In all respects but one, this is wonderfully politically incorrect film. Set in 1970s Britain there is not a single black, brown or yellow face to be seen and, apart from the Scotsman Alleline and the Hungarian Esterhase, the major characters are all English, most
of them drawn from the upper-reaches of English society . To add to the horror
for white liberals, women are peripheral and subordinate to the men and everyone
smokes like chimneys.
The only consolation for the politically correct is the turning of the heterosexual Peter Guillam into a homosexual. This not only adds nothing to the plot, but positively diminishes the character. Guillam is a heavy, a public school educated heavy, but a heavy nonetheless. He acts as Smiley’s minder and dishes out the rough stuff on Smiley’s behalf
when someone needs to be made a little more cooperative. Being gay and a heavy is not I would suggest an obvious combination in the eyes of the public. To the mistaken and utterly gratuitous change of sexual inclination, is added the performance of Cumberbatch as Guillam in which he projects all the physical menace of a wet sponge whilst sporting the most ridiculous haircut seen in the cinema since Javier Bardem in No country for old men.
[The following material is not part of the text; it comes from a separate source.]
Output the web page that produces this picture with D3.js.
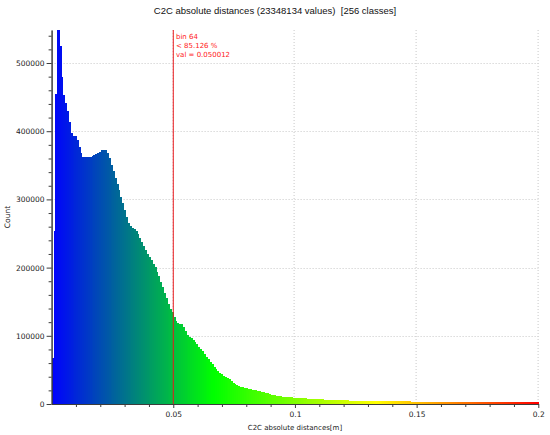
<!DOCTYPE html>
<html>
<head>
<meta charset="utf-8">
<script src="https://cdn.jsdelivr.net/npm/d3@7"></script>
<style>
    html, body { margin: 0; padding: 0; background: #fff; }
    svg { display: block; }
</style>
</head>
<body>
<div id="vis-histogram"></div>
<script>
// histogram data: C2C absolute distances, 256 classes between 0 and 0.2 m
const chartTitle = "C2C absolute distances (23348134 values)  [256 classes]";
const xLabel = "C2C absolute distances[m]";
const yLabel = "Count";
const xMin = 0;
const xMax = 0.2;

// counts per class
const binCounts = [
    67000, 253000, 455000, 548400, 525000, 480000, 453000, 441000, 430000, 414000, 398000, 393000, 393000, 387000, 377000, 368000,
    362000, 361500, 361500, 362000, 362500, 363500, 364500, 366000, 368000, 370000, 372000, 372500, 372000, 368000, 360000, 351000,
    341000, 332000, 323000, 314000, 303000, 294000, 284000, 274000, 266000, 261000, 258500, 256000, 253000, 249000, 244000, 238000,
    231500, 226000, 220000, 215000, 211000, 206000, 201000, 194000, 188000, 179000, 172000, 163000, 155000, 146500, 140000, 135000,
    128000, 122000, 119000, 118000, 117000, 113000, 107000, 101000, 97900, 96300, 93800, 91400, 87500, 84000, 80600, 77600,
    73800, 69400, 66000, 62000, 58100, 54700, 51300, 48400, 45400, 43500, 41500, 40000, 38600, 36600, 34200, 31300,
    29300, 27800, 26400, 25400, 24400, 23900, 22900, 22500, 22000, 21000, 20500, 20000, 19000, 18600, 17600, 17100,
    16600, 15600, 14700, 13700, 13200, 12700, 12200, 11700, 11200, 10900, 10600, 10400, 10100, 9900, 9700, 9500,
    9300, 9000, 8800, 8600, 8400, 8200, 8000, 7800, 7600, 7400, 7300, 7100, 6900, 6800, 6600, 6500,
    6300, 6200, 6100, 6000, 5900, 5700, 5600, 5500, 5400, 5300, 5250, 5200, 5100, 5050, 5000, 4950,
    4900, 4800, 4750, 4700, 4650, 4600, 4550, 4500, 4480, 4450, 4400, 4350, 4300, 4250, 4200, 4150,
    4100, 4050, 4000, 3900, 3880, 3850, 3820, 3800, 3780, 3750, 3720, 3700, 3680, 3650, 3620, 3600,
    3580, 3550, 3520, 3500, 3480, 3450, 3420, 3400, 3400, 3370, 3340, 3310, 3280, 3250, 3220, 3190,
    3160, 3130, 3100, 3070, 3040, 3010, 2980, 2950, 2930, 2910, 2890, 2860, 2830, 2800, 2770, 2740,
    2710, 2680, 2650, 2620, 2590, 2560, 2530, 2500, 2480, 2460, 2440, 2420, 2400, 2390, 2380, 2370,
    2360, 2350, 2340, 2330, 2320, 2310, 2300, 2300, 2290, 2280, 2270, 2260, 2250, 2240, 2230, 2220
];

// axis ticks
const xMajorTicks = [0.05, 0.1, 0.15, 0.2];
const xMinorTicks = [0.01, 0.02, 0.03, 0.04, 0.06, 0.07, 0.08, 0.09, 0.11, 0.12, 0.13, 0.14, 0.16, 0.17, 0.18, 0.19];
const yMajorTicks = [0, 100000, 200000, 300000, 400000, 500000];
const yMinorTicks = [20000, 40000, 60000, 80000, 120000, 140000, 160000, 180000, 220000, 240000, 260000, 280000,
    320000, 340000, 360000, 380000, 420000, 440000, 460000, 480000, 520000, 540000];

// colour scale stops (Blue > Green > Yellow > Red)
const colorStops = ["#0000ff", "#00ff00", "#ffff00", "#ff0000"];

// marker at the selected class
const markerValue = 0.05;
const markerLines = ["bin 64", "< 85.126 %", "val = 0.050012"];

(function () {
    const svgWidth = 550;
    const svgHeight = 435;
    const margin = { top: 30, right: 11.7, bottom: 31, left: 51.6 };
    const width = svgWidth - margin.left - margin.right;
    const height = svgHeight - margin.top - margin.bottom;

    const tickFont = "DejaVu Sans, Verdana, sans-serif";

    const root = d3.select("#vis-histogram")
        .append("svg")
        .attr("width", svgWidth)
        .attr("height", svgHeight);

    // title, centred on the whole widget (keep the double space)
    root.append("text")
        .attr("x", svgWidth / 2)
        .attr("y", 14)
        .attr("text-anchor", "middle")
        .style("font-family", "Liberation Sans, Arial, sans-serif")
        .style("font-size", "9.5px")
        .style("white-space", "pre")
        .attr("fill", "#111")
        .text(chartTitle);

    const svg = root.append("g")
        .attr("transform", `translate(${margin.left},${margin.top})`);

    // scales
    const binWidth = (xMax - xMin) / binCounts.length;
    const bins = binCounts.map((c, i) => ({ x0: xMin + i * binWidth, x1: xMin + (i + 1) * binWidth, count: c }));

    const xScale = d3.scaleLinear().domain([xMin, xMax]).range([0, width]);
    const yScale = d3.scaleLinear().domain([0, d3.max(binCounts)]).range([height, 0]);
    const colorScale = d3.scaleLinear()
        .domain([xMin, xMin + (xMax - xMin) / 3, xMin + 2 * (xMax - xMin) / 3, xMax])
        .range(colorStops);

    // dotted grid
    const grid = svg.append("g").attr("class", "grid")
        .attr("stroke", "#c8c8c8")
        .attr("stroke-width", 1)
        .attr("stroke-dasharray", "1,2");
    grid.selectAll(".hgrid")
        .data(yMajorTicks.filter(d => d > 0))
        .enter().append("line")
        .attr("x1", 0).attr("x2", width)
        .attr("y1", d => Math.round(yScale(d)) + 0.5)
        .attr("y2", d => Math.round(yScale(d)) + 0.5);
    grid.selectAll(".vgrid")
        .data(xMajorTicks)
        .enter().append("line")
        .attr("y1", 0).attr("y2", height)
        .attr("x1", d => Math.round(xScale(d)) - 0.5)
        .attr("x2", d => Math.round(xScale(d)) - 0.5);

    // bars
    svg.selectAll(".bar")
        .data(bins)
        .enter()
        .append("rect")
        .attr("class", "bar")
        .attr("x", d => xScale(d.x0))
        .attr("width", d => xScale(d.x1) - xScale(d.x0) + 0.4)
        .attr("y", d => yScale(d.count))
        .attr("height", d => height - yScale(d.count))
        .attr("fill", d => colorScale((d.x0 + d.x1) / 2))
        .attr("shape-rendering", "crispEdges");

    // axes
    function styleAxis(g) {
        g.select(".domain").attr("stroke", "#3c3c3c");
        g.selectAll(".tick line").attr("stroke", "#3c3c3c");
        g.selectAll(".tick text")
            .attr("fill", "#222")
            .style("font-family", tickFont)
            .style("font-size", "7.5px");
    }

    svg.append("g")
        .attr("transform", `translate(0,${height})`)
        .call(d3.axisBottom(xScale).tickValues(xMinorTicks).tickSize(3).tickFormat("").tickSizeOuter(0))
        .call(styleAxis);

    svg.append("g")
        .attr("transform", `translate(0,${height})`)
        .call(d3.axisBottom(xScale).tickValues(xMajorTicks).tickSize(4).tickPadding(4).tickSizeOuter(0)
            .tickFormat(d => String(+d.toFixed(2))))
        .call(styleAxis);

    svg.append("g")
        .call(d3.axisLeft(yScale).tickValues(yMinorTicks).tickSize(3).tickFormat("").tickSizeOuter(0))
        .call(styleAxis);

    svg.append("g")
        .call(d3.axisLeft(yScale).tickValues(yMajorTicks).tickSize(5).tickPadding(2).tickSizeOuter(0)
            .tickFormat(d3.format("d")))
        .call(styleAxis);

    // axis labels
    svg.append("text")
        .attr("x", width / 2)
        .attr("y", height + 26)
        .attr("text-anchor", "middle")
        .style("font-family", tickFont)
        .style("font-size", "7px")
        .attr("fill", "#222")
        .text(xLabel);

    svg.append("text")
        .attr("transform", "rotate(-90)")
        .attr("x", -height / 2)
        .attr("y", -margin.left + 10)
        .attr("text-anchor", "middle")
        .style("font-family", tickFont)
        .style("font-size", "7.5px")
        .attr("fill", "#222")
        .text(yLabel);

    // selected class marker
    const mx = xScale(markerValue);
    svg.append("line")
        .attr("x1", mx).attr("x2", mx)
        .attr("y1", 0).attr("y2", height)
        .attr("stroke", "#e8181c")
        .attr("stroke-width", 1);

    svg.selectAll(".marker-label")
        .data(markerLines)
        .enter()
        .append("text")
        .attr("class", "marker-label")
        .attr("x", mx + 2.7)
        .attr("y", (d, i) => 9 + i * 9.2)
        .style("font-family", tickFont)
        .style("font-size", "7px")
        .attr("fill", "#ff2020")
        .text(d => d);
})();
</script>
</body>
</html>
This is not a bad film; rather, it is a film which could have been much better and most
importantly, vastly more comprehensible to those unfamiliar with the Smiley novels. It was perhaps an impossible task to fit such a complex novel which not only has an intricate plot but relies very heavily on character depiction into two hours. But for all its flaws it is much superior production to the vast majority of the traffic which hits film screens. If you are English it also has the inestimable plus of being England as it used to be. Go and see it even if you cannot fully understand the plot.